For 15-year-old John Omary holding a crocodile was something he never imagined he would do
For 15-year-old John Omary holding a crocodile was something he never imagined he would do

The African Fund for Endangered Wildlife in Kenya hosts a program that enables children from underprivileged backgrounds to visit conservation sites around the capital. During a one-day tour, the children learn about wildlife species and the importance of protecting the environment.

A real, live encounter with a real, live crocodile.

For 15-year-old John Omary, holding a crocodile was something he never imagined he would do.

John's fellow students from Getathuru Rehabilitation Center have similar, up-close-and-personal encounters with the four-legged kind during a very unique day.

Getathuru Rehabilitation Center is one many institutions that participate in one-day ecology tours hosted by the African Fund for Endangered Wildlife in Nairobi.
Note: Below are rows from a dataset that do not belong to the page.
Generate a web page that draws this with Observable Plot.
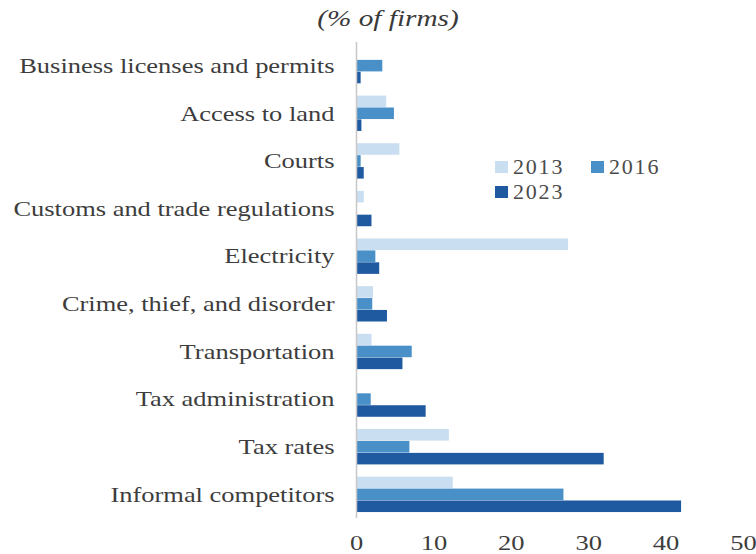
<!DOCTYPE html>
<html>
<head>
<meta charset="utf-8">
<script src="https://cdn.jsdelivr.net/npm/d3@7"></script>
<script src="https://cdn.jsdelivr.net/npm/@observablehq/plot@0.6"></script>
<style>
  html, body { margin: 0; padding: 0; background: #fff; }
  #wrap { position: relative; width: 756px; height: 554px; overflow: hidden; }
  #title { position: absolute; left: 0; width: 776px; top: 5px; text-align: center;
           font-family: "Liberation Serif", serif; font-style: italic; font-size: 24px; color: #3a3a3a; }
  #title span { display: inline-block; transform: scaleX(1.22); }
  #legend { position: absolute; left: 495px; top: 154px; font-family: "Liberation Serif", serif;
            font-size: 22px; color: #4a4a4a; letter-spacing: 1.8px; }
  .item { position: absolute; white-space: nowrap; display: flex; align-items: center; }
  .sw { display: inline-block; width: 13px; height: 12px; margin-right: 5px; }
</style>
</head>
<body>
<div id="wrap">
  <div id="chart"></div>
  <div id="title"><span>(% of firms)</span></div>
  <div id="legend"></div>
</div>
<script>
const categories = [
  "Business licenses and permits",
  "Access to land",
  "Courts",
  "Customs and trade regulations",
  "Electricity",
  "Crime, thief, and disorder",
  "Transportation",
  "Tax administration",
  "Tax rates",
  "Informal competitors"
];
const years = ["2013", "2016", "2023"];
const v2013 = [0, 3.9, 5.6, 1, 27.4, 2.2, 2, 0, 12, 12.5];
const v2016 = [3.4, 4.9, 0.6, 0, 2.5, 2.1, 7.2, 1.9, 6.9, 26.8];
const v2023 = [0.6, 0.7, 1, 2, 3, 4, 6, 9, 32, 42];
const xTicks = [0, 10, 20, 30, 40, 50];
const colors = ["#c9def0", "#4990c9", "#1f5aa0"];

const series = {"2013": v2013, "2016": v2016, "2023": v2023};
const data = [];
categories.forEach((c, i) => years.forEach(y => data.push({category: c, year: y, value: series[y][i], key: c + "|" + y})));

const domain = [];
categories.forEach((c, i) => {
  years.forEach(y => domain.push(c + "|" + y));
  if (i < categories.length - 1) domain.push(c + "|gap");
});
const midKeys = categories.map(c => c + "|2016");

const chart = Plot.plot({
  width: 756,
  height: 554,
  marginTop: 42,
  marginBottom: 36,
  marginLeft: 356,
  marginRight: 13,
  style: {fontFamily: "Liberation Serif, serif", fontSize: "21px", color: "#3d3d3d", background: "#fff"},
  x: {domain: [0, 50], ticks: xTicks, tickSize: 0, tickPadding: 17, label: null},
  y: {domain, ticks: midKeys, tickFormat: k => k.split("|")[0], tickSize: 0, tickPadding: 22,
      paddingInner: 0.03, paddingOuter: 0.5, label: null},
  color: {domain: years, range: colors},
  marks: [
    Plot.barX(data, {x: "value", y: "key", fill: "year"}),
    Plot.ruleX([0], {stroke: "#c8c8c8", strokeWidth: 1.5})
  ]
});
document.getElementById("chart").appendChild(chart);

// widen glyphs to mimic the reference's wide Garamond-like face
chart.querySelectorAll("text").forEach(t => {
  const w = t.getComputedTextLength();
  if (w > 0) {
    t.setAttribute("textLength", (w * 1.26).toFixed(1));
    t.setAttribute("lengthAdjust", "spacingAndGlyphs");
  }
});

const legend = document.getElementById("legend");
const pos = [[0, 0], [96, 0], [0, 25]];
years.forEach((y, i) => {
  const d = document.createElement("div");
  d.className = "item";
  d.style.left = pos[i][0] + "px";
  d.style.top = pos[i][1] + "px";
  d.innerHTML = `<span class="sw" style="background:${colors[i]}"></span>${y}`;
  legend.appendChild(d);
});
</script>
</body>
</html>
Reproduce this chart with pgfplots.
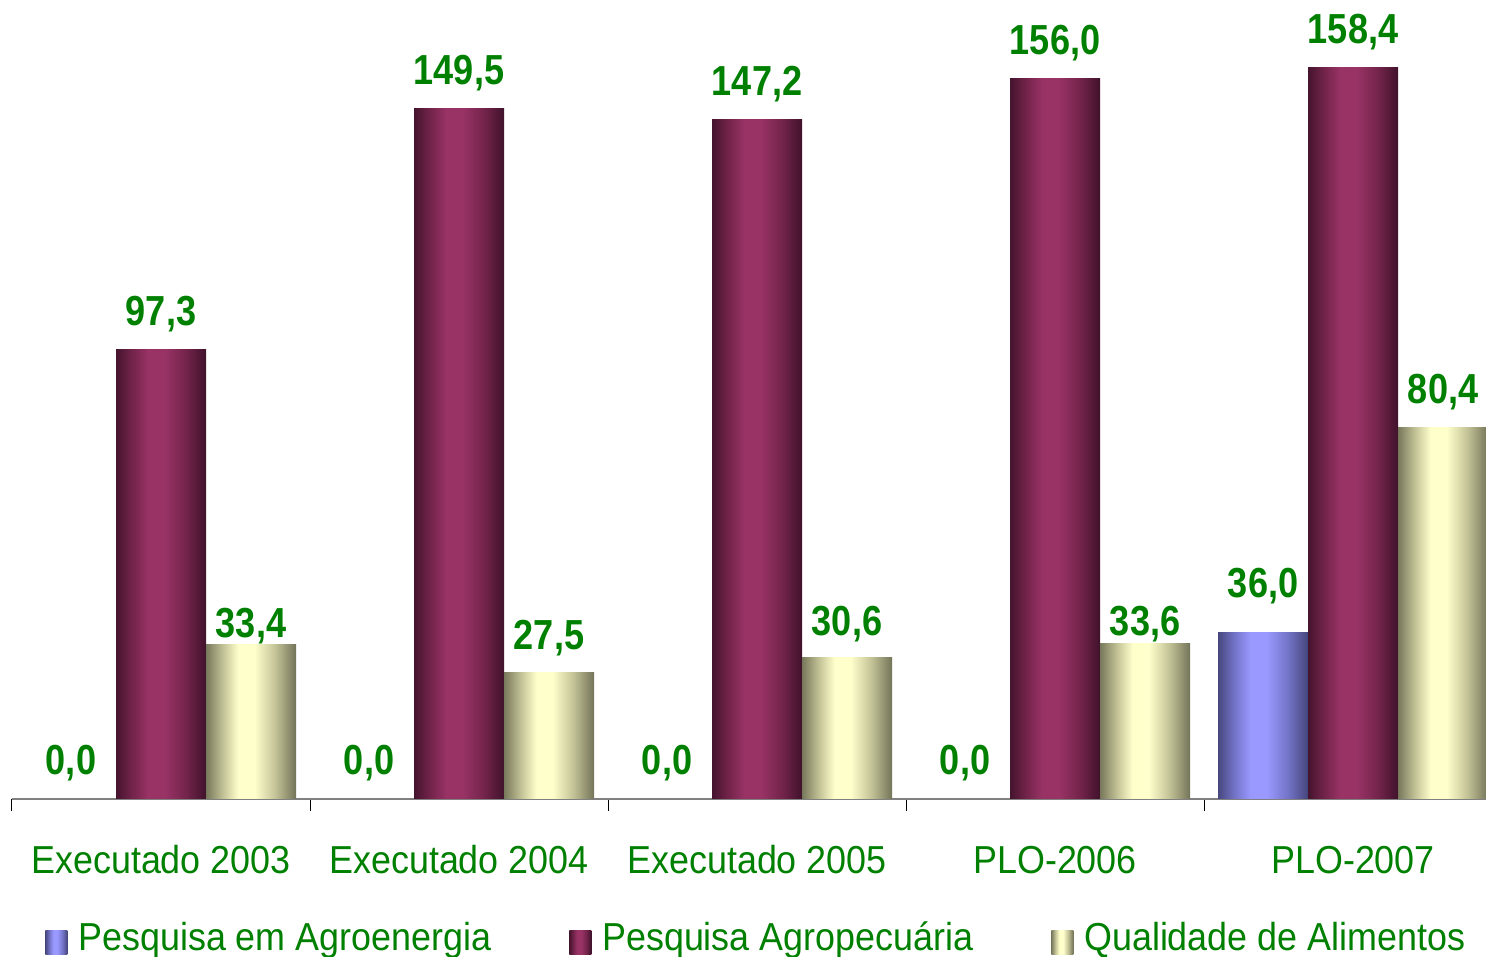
\documentclass[border=0pt]{standalone}
\usepackage{fontspec}
\setmainfont{Liberation Sans}[FakeStretch=0.92]
\newfontfamily\labfont{Liberation Sans}[FakeStretch=0.86]
\usepackage{pgfplots}
\pgfplotsset{compat=1.18}
\definecolor{txtgreen}{RGB}{0,128,0}
\pgfdeclarehorizontalshading{magbar}{100bp}{rgb(0bp)=(0.27,0.08,0.18); rgb(25bp)=(0.27,0.08,0.18); rgb(34bp)=(0.45,0.14,0.29); rgb(43bp)=(0.6,0.2,0.4); rgb(52bp)=(0.6,0.2,0.4); rgb(64bp)=(0.45,0.14,0.29); rgb(75bp)=(0.25,0.07,0.17); rgb(100bp)=(0.25,0.07,0.17)}
\pgfdeclarehorizontalshading{yelbar}{100bp}{rgb(0bp)=(0.47,0.47,0.36); rgb(25bp)=(0.47,0.47,0.36); rgb(34bp)=(0.75,0.75,0.58); rgb(43bp)=(1,1,0.8); rgb(52bp)=(1,1,0.8); rgb(64bp)=(0.75,0.75,0.58); rgb(75bp)=(0.45,0.45,0.35); rgb(100bp)=(0.45,0.45,0.35)}
\pgfdeclarehorizontalshading{blubar}{100bp}{rgb(0bp)=(0.28,0.28,0.5); rgb(25bp)=(0.28,0.28,0.5); rgb(34bp)=(0.45,0.45,0.78); rgb(43bp)=(0.6,0.6,1); rgb(52bp)=(0.6,0.6,1); rgb(64bp)=(0.45,0.45,0.78); rgb(75bp)=(0.27,0.27,0.48); rgb(100bp)=(0.27,0.27,0.48)}
\pgfplotsset{
  blu/.style={ybar, bar shift=-0.302, draw=none, shade, shading=blubar, forget plot, nodes near coords style={xshift=-45pt}},
  bluzero/.style={ybar, bar shift=-0.302, draw=none, fill=none, forget plot, nodes near coords style={xshift=-45pt}},
  mag/.style={ybar, bar shift=0, draw=none, shade, shading=magbar, forget plot},
  yel/.style={ybar, bar shift=0.302, draw=none, shade, shading=yelbar, forget plot, nodes near coords style={xshift=45pt}},
}
\begin{document}
\begin{tikzpicture}
\begin{axis}[name=ax, scale only axis, width=737pt, height=399.5pt,
  xmin=-0.5, xmax=4.446, ymin=0, ymax=173.1,
  axis x line*=bottom, axis y line=none,
  x axis line style={draw=gray, line width=0.6pt},
  xtick={-0.5,0.5,1.5,2.5,3.5},
  xticklabels={Executado 2003,Executado 2004,Executado 2005,PLO-2006,PLO-2007},
  tick align=outside, major tick length=6pt,
  xtick style={draw=black, line width=0.5pt},
  xticklabel style={anchor=base, yshift=-31.5pt, xshift=74.5pt, font=\fontsize{19.5}{22}\selectfont, text=txtgreen},
  ytick=\empty,
  bar width=0.302,
  nodes near coords,
  nodes near coords style={font=\labfont\bfseries\fontsize{21}{24}\selectfont, text=txtgreen, anchor=base, yshift=12pt},
  legend columns=3,
  legend style={draw=none, fill=none, at={(axis description cs:0,0)}, anchor=south west, xshift=16.5pt, yshift=-78.1pt, inner sep=0pt, nodes={inner sep=0pt, anchor=base}, font=\fontsize{19.5}{22}\selectfont, text=txtgreen, /tikz/every even column/.append style={column sep=39pt}, /tikz/every odd column/.append style={column sep=5.5pt}},
  legend image code/.code={\path[#1, draw=none] (0pt,-2pt) rectangle (11pt,10pt);},
  /pgf/number format/fixed, /pgf/number format/fixed zerofill, /pgf/number format/precision=1, /pgf/number format/use comma, /pgf/number format/assume math mode=true,
]
% Pesquisa em Agroenergia
\addplot[bluzero] coordinates {(0,0)};
\addplot[bluzero] coordinates {(1,0)};
\addplot[bluzero] coordinates {(2,0)};
\addplot[bluzero] coordinates {(3,0)};
\addplot[blu, nodes near coords style={yshift=5.5pt}] coordinates {(4,36.0)};
% Pesquisa Agropecuaria
\addplot[mag] coordinates {(0,97.3)};
\addplot[mag] coordinates {(1,149.5)};
\addplot[mag] coordinates {(2,147.2)};
\addplot[mag] coordinates {(3,156.0)};
\addplot[mag] coordinates {(4,158.4)};
% Qualidade de Alimentos
\addplot[yel, nodes near coords style={yshift=-8.5pt}] coordinates {(0,33.4)};
\addplot[yel, nodes near coords style={yshift=-0.5pt}] coordinates {(1,27.5)};
\addplot[yel, nodes near coords style={yshift=-1pt}] coordinates {(2,30.6)};
\addplot[yel, nodes near coords style={yshift=-8pt}] coordinates {(3,33.6)};
\addplot[yel] coordinates {(4,80.4)};
\addlegendimage{shade, shading=blubar}
\addlegendentry{Pesquisa em Agroenergia}
\addlegendimage{shade, shading=magbar}
\addlegendentry{Pesquisa Agropecuária}
\addlegendimage{shade, shading=yelbar}
\addlegendentry{Qualidade de Alimentos}
\end{axis}
\pgfresetboundingbox
\path[use as bounding box] (ax.south west) ++(-6pt,-79pt) rectangle (ax.north east);
\end{tikzpicture}
\end{document}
The AFEW is also known as the Giraffe Center.

The idea is to expose underprivileged children living in slums, orphanages or rehabilitation centers to Kenya's animals.

Emmanuel Ngumbi is head of the Giraffe Center's education department.

"They also get to see the interconnection between the animals, the plants and the soil," says Ngumbi. "So whenever they go back, they take an active role, even trying to conserve their own local environment within their slum dwellings by keeping them clean and also trying to tell a story to their colleagues about what they saw – the animals – and why they need to take care of them and not to pollute the environment."

For many children born and raised in low-income areas, environmental conservation is an alien concept.

They have no exposure to what Ngumbi calls their "national heritage." Visits to such places as Nairobi National Park, Mamba Village and other protected areas where wild animals roam are simply out of reach for families that earn less than one dollar a day.

Ngumbi says that, by interacting with animals, children develop a love for the environment and an appreciation of their national heritage.

Fifteen-year-old Eustace Gitonga agrees.

People should treat wild animals well, he says. Those who kill wild animals must be taken to the police.

Eustace says that when he returns to the rehabilitation center, he plans to collect litter.

Through the lectures, the children are exposed to other concepts such as reforestation.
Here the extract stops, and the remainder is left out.